**WHAT THE EXERCISE ASKS:**
Will you write out the data exactly, excluding every picture?
......
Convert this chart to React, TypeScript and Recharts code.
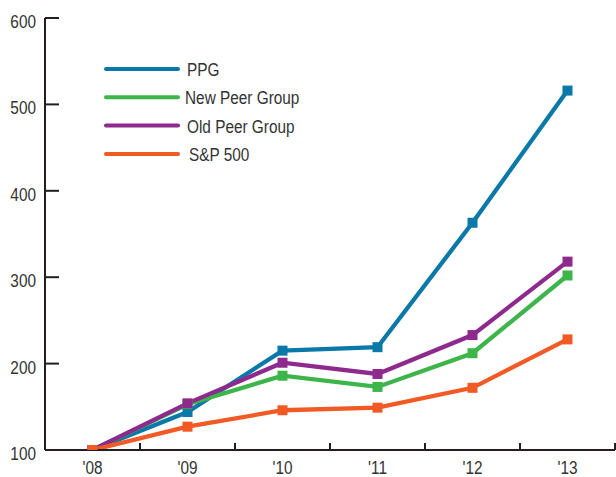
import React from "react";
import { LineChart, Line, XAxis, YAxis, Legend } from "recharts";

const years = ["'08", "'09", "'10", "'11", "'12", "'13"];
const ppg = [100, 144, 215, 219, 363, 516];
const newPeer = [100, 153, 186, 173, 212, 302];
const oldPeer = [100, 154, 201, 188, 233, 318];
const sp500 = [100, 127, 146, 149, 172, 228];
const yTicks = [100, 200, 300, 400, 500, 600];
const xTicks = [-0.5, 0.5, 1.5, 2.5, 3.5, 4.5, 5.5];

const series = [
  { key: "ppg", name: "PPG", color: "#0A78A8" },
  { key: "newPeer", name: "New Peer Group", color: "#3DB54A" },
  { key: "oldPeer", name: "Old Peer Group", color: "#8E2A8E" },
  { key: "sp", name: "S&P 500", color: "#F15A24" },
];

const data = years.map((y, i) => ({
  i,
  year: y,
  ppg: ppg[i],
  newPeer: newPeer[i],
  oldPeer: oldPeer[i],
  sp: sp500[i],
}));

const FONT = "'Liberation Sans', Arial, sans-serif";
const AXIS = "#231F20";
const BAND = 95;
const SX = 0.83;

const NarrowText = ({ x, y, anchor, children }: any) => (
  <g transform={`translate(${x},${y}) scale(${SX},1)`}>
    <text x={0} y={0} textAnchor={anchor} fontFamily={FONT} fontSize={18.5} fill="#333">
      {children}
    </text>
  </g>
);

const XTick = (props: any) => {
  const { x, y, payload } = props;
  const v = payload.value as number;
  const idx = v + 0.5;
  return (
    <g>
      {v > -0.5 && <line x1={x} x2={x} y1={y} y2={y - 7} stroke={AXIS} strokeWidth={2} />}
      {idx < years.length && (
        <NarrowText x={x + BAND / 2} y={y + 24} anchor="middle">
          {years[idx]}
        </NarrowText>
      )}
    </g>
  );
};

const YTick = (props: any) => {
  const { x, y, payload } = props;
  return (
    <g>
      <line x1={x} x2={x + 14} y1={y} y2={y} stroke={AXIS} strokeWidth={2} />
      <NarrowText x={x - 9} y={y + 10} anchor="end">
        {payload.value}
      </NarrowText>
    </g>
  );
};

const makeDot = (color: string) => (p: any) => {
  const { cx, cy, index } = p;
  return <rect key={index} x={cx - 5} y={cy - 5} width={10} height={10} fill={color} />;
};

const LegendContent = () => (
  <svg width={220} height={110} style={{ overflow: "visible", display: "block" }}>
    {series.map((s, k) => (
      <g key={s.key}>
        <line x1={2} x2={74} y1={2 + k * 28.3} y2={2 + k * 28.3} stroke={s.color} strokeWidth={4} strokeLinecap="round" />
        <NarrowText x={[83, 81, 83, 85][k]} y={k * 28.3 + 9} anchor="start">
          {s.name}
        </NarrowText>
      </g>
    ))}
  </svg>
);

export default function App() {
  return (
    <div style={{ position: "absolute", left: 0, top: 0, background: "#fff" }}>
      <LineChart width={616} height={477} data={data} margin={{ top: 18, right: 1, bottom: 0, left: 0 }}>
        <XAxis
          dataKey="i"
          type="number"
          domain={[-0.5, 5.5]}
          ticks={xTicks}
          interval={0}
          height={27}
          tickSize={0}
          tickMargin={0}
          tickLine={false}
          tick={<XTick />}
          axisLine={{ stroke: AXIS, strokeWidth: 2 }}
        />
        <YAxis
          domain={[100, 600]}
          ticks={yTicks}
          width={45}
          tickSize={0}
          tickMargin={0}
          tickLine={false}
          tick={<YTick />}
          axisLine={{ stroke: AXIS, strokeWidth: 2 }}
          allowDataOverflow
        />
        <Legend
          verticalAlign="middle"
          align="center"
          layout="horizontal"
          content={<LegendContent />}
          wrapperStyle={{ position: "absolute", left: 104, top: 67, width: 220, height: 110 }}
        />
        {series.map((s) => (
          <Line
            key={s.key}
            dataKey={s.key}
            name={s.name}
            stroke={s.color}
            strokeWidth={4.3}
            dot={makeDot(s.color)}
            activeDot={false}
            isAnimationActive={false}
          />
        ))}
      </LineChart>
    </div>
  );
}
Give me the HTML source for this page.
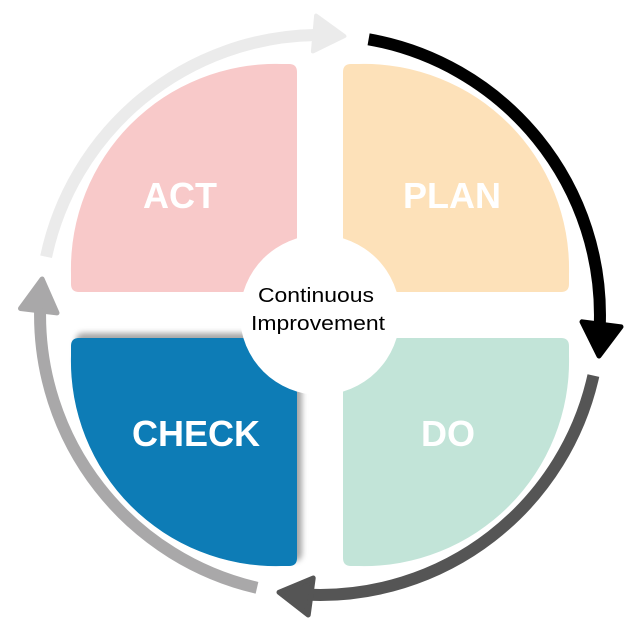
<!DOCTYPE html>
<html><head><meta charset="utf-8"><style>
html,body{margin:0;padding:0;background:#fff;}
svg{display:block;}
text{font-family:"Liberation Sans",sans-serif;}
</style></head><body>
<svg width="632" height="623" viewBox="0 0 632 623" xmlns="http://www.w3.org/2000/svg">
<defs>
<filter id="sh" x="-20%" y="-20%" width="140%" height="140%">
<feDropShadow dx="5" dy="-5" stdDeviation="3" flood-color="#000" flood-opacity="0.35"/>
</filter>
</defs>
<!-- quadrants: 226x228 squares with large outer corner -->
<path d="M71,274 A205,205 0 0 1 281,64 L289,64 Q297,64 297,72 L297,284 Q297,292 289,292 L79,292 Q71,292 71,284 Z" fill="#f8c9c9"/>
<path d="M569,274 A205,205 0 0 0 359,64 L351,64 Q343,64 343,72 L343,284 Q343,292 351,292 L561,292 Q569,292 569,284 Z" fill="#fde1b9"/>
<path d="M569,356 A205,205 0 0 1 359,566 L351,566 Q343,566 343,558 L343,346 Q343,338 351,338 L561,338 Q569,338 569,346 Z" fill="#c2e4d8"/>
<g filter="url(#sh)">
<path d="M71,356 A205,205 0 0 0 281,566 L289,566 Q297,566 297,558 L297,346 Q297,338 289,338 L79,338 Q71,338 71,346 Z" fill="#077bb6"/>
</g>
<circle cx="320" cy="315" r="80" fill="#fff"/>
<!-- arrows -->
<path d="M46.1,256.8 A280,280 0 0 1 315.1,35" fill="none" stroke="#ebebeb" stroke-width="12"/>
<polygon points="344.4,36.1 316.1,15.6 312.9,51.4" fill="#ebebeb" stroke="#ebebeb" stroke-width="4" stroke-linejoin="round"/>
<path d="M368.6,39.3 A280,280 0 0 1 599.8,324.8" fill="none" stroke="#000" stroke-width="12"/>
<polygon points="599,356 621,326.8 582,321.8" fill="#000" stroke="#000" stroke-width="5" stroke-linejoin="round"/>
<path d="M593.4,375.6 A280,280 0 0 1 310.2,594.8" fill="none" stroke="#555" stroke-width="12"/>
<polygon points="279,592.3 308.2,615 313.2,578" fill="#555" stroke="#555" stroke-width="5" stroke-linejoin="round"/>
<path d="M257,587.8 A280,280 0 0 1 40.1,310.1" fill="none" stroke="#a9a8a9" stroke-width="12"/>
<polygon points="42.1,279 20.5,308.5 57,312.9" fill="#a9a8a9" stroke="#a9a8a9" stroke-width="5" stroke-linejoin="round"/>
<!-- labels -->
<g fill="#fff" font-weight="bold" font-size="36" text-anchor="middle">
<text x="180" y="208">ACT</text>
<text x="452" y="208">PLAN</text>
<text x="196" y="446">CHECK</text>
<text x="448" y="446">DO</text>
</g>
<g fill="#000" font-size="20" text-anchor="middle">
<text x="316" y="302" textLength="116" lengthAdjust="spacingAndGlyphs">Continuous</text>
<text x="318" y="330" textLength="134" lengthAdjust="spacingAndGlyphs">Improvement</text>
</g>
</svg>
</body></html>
......
**TASK RESULT:**
Convert this chart to React, TypeScript and Recharts code.
import React from "react";
import { LineChart, Line, XAxis, YAxis, Legend } from "recharts";

const years = ["'08", "'09", "'10", "'11", "'12", "'13"];
const ppg = [100, 144, 215, 219, 363, 516];
const newPeer = [100, 153, 186, 173, 212, 302];
const oldPeer = [100, 154, 201, 188, 233, 318];
const sp500 = [100, 127, 146, 149, 172, 228];
const yTicks = [100, 200, 300, 400, 500, 600];
const xTicks = [-0.5, 0.5, 1.5, 2.5, 3.5, 4.5, 5.5];

const series = [
  { key: "ppg", name: "PPG", color: "#0A78A8" },
  { key: "newPeer", name: "New Peer Group", color: "#3DB54A" },
  { key: "oldPeer", name: "Old Peer Group", color: "#8E2A8E" },
  { key: "sp", name: "S&P 500", color: "#F15A24" },
];

const data = years.map((y, i) => ({
  i,
  year: y,
  ppg: ppg[i],
  newPeer: newPeer[i],
  oldPeer: oldPeer[i],
  sp: sp500[i],
}));

const FONT = "'Liberation Sans', Arial, sans-serif";
const AXIS = "#231F20";
const BAND = 95;
const SX = 0.83;

const NarrowText = ({ x, y, anchor, children }: any) => (
  <g transform={`translate(${x},${y}) scale(${SX},1)`}>
    <text x={0} y={0} textAnchor={anchor} fontFamily={FONT} fontSize={18.5} fill="#333">
      {children}
    </text>
  </g>
);

const XTick = (props: any) => {
  const { x, y, payload } = props;
  const v = payload.value as number;
  const idx = v + 0.5;
  return (
    <g>
      {v > -0.5 && <line x1={x} x2={x} y1={y} y2={y - 7} stroke={AXIS} strokeWidth={2} />}
      {idx < years.length && (
        <NarrowText x={x + BAND / 2} y={y + 24} anchor="middle">
          {years[idx]}
        </NarrowText>
      )}
    </g>
  );
};

const YTick = (props: any) => {
  const { x, y, payload } = props;
  return (
    <g>
      <line x1={x} x2={x + 14} y1={y} y2={y} stroke={AXIS} strokeWidth={2} />
      <NarrowText x={x - 9} y={y + 10} anchor="end">
        {payload.value}
      </NarrowText>
    </g>
  );
};

const makeDot = (color: string) => (p: any) => {
  const { cx, cy, index } = p;
  return <rect key={index} x={cx - 5} y={cy - 5} width={10} height={10} fill={color} />;
};

const LegendContent = () => (
  <svg width={220} height={110} style={{ overflow: "visible", display: "block" }}>
    {series.map((s, k) => (
      <g key={s.key}>
        <line x1={2} x2={74} y1={2 + k * 28.3} y2={2 + k * 28.3} stroke={s.color} strokeWidth={4} strokeLinecap="round" />
        <NarrowText x={[83, 81, 83, 85][k]} y={k * 28.3 + 9} anchor="start">
          {s.name}
        </NarrowText>
      </g>
    ))}
  </svg>
);

export default function App() {
  return (
    <div style={{ position: "absolute", left: 0, top: 0, background: "#fff" }}>
      <LineChart width={616} height={477} data={data} margin={{ top: 18, right: 1, bottom: 0, left: 0 }}>
        <XAxis
          dataKey="i"
          type="number"
          domain={[-0.5, 5.5]}
          ticks={xTicks}
          interval={0}
          height={27}
          tickSize={0}
          tickMargin={0}
          tickLine={false}
          tick={<XTick />}
          axisLine={{ stroke: AXIS, strokeWidth: 2 }}
        />
        <YAxis
          domain={[100, 600]}
          ticks={yTicks}
          width={45}
          tickSize={0}
          tickMargin={0}
          tickLine={false}
          tick={<YTick />}
          axisLine={{ stroke: AXIS, strokeWidth: 2 }}
          allowDataOverflow
        />
        <Legend
          verticalAlign="middle"
          align="center"
          layout="horizontal"
          content={<LegendContent />}
          wrapperStyle={{ position: "absolute", left: 104, top: 67, width: 220, height: 110 }}
        />
        {series.map((s) => (
          <Line
            key={s.key}
            dataKey={s.key}
            name={s.name}
            stroke={s.color}
            strokeWidth={4.3}
            dot={makeDot(s.color)}
            activeDot={false}
            isAnimationActive={false}
          />
        ))}
      </LineChart>
    </div>
  );
}
Give me the HTML source for this page.
<!DOCTYPE html>
<html><head><meta charset="utf-8"><style>
html,body{margin:0;padding:0;background:#fff;}
svg{display:block;}
text{font-family:"Liberation Sans",sans-serif;}
</style></head><body>
<svg width="632" height="623" viewBox="0 0 632 623" xmlns="http://www.w3.org/2000/svg">
<defs>
<filter id="sh" x="-20%" y="-20%" width="140%" height="140%">
<feDropShadow dx="5" dy="-5" stdDeviation="3" flood-color="#000" flood-opacity="0.35"/>
</filter>
</defs>
<!-- quadrants: 226x228 squares with large outer corner -->
<path d="M71,274 A205,205 0 0 1 281,64 L289,64 Q297,64 297,72 L297,284 Q297,292 289,292 L79,292 Q71,292 71,284 Z" fill="#f8c9c9"/>
<path d="M569,274 A205,205 0 0 0 359,64 L351,64 Q343,64 343,72 L343,284 Q343,292 351,292 L561,292 Q569,292 569,284 Z" fill="#fde1b9"/>
<path d="M569,356 A205,205 0 0 1 359,566 L351,566 Q343,566 343,558 L343,346 Q343,338 351,338 L561,338 Q569,338 569,346 Z" fill="#c2e4d8"/>
<g filter="url(#sh)">
<path d="M71,356 A205,205 0 0 0 281,566 L289,566 Q297,566 297,558 L297,346 Q297,338 289,338 L79,338 Q71,338 71,346 Z" fill="#077bb6"/>
</g>
<circle cx="320" cy="315" r="80" fill="#fff"/>
<!-- arrows -->
<path d="M46.1,256.8 A280,280 0 0 1 315.1,35" fill="none" stroke="#ebebeb" stroke-width="12"/>
<polygon points="344.4,36.1 316.1,15.6 312.9,51.4" fill="#ebebeb" stroke="#ebebeb" stroke-width="4" stroke-linejoin="round"/>
<path d="M368.6,39.3 A280,280 0 0 1 599.8,324.8" fill="none" stroke="#000" stroke-width="12"/>
<polygon points="599,356 621,326.8 582,321.8" fill="#000" stroke="#000" stroke-width="5" stroke-linejoin="round"/>
<path d="M593.4,375.6 A280,280 0 0 1 310.2,594.8" fill="none" stroke="#555" stroke-width="12"/>
<polygon points="279,592.3 308.2,615 313.2,578" fill="#555" stroke="#555" stroke-width="5" stroke-linejoin="round"/>
<path d="M257,587.8 A280,280 0 0 1 40.1,310.1" fill="none" stroke="#a9a8a9" stroke-width="12"/>
<polygon points="42.1,279 20.5,308.5 57,312.9" fill="#a9a8a9" stroke="#a9a8a9" stroke-width="5" stroke-linejoin="round"/>
<!-- labels -->
<g fill="#fff" font-weight="bold" font-size="36" text-anchor="middle">
<text x="180" y="208">ACT</text>
<text x="452" y="208">PLAN</text>
<text x="196" y="446">CHECK</text>
<text x="448" y="446">DO</text>
</g>
<g fill="#000" font-size="20" text-anchor="middle">
<text x="316" y="302" textLength="116" lengthAdjust="spacingAndGlyphs">Continuous</text>
<text x="318" y="330" textLength="134" lengthAdjust="spacingAndGlyphs">Improvement</text>
</g>
</svg>
</body></html>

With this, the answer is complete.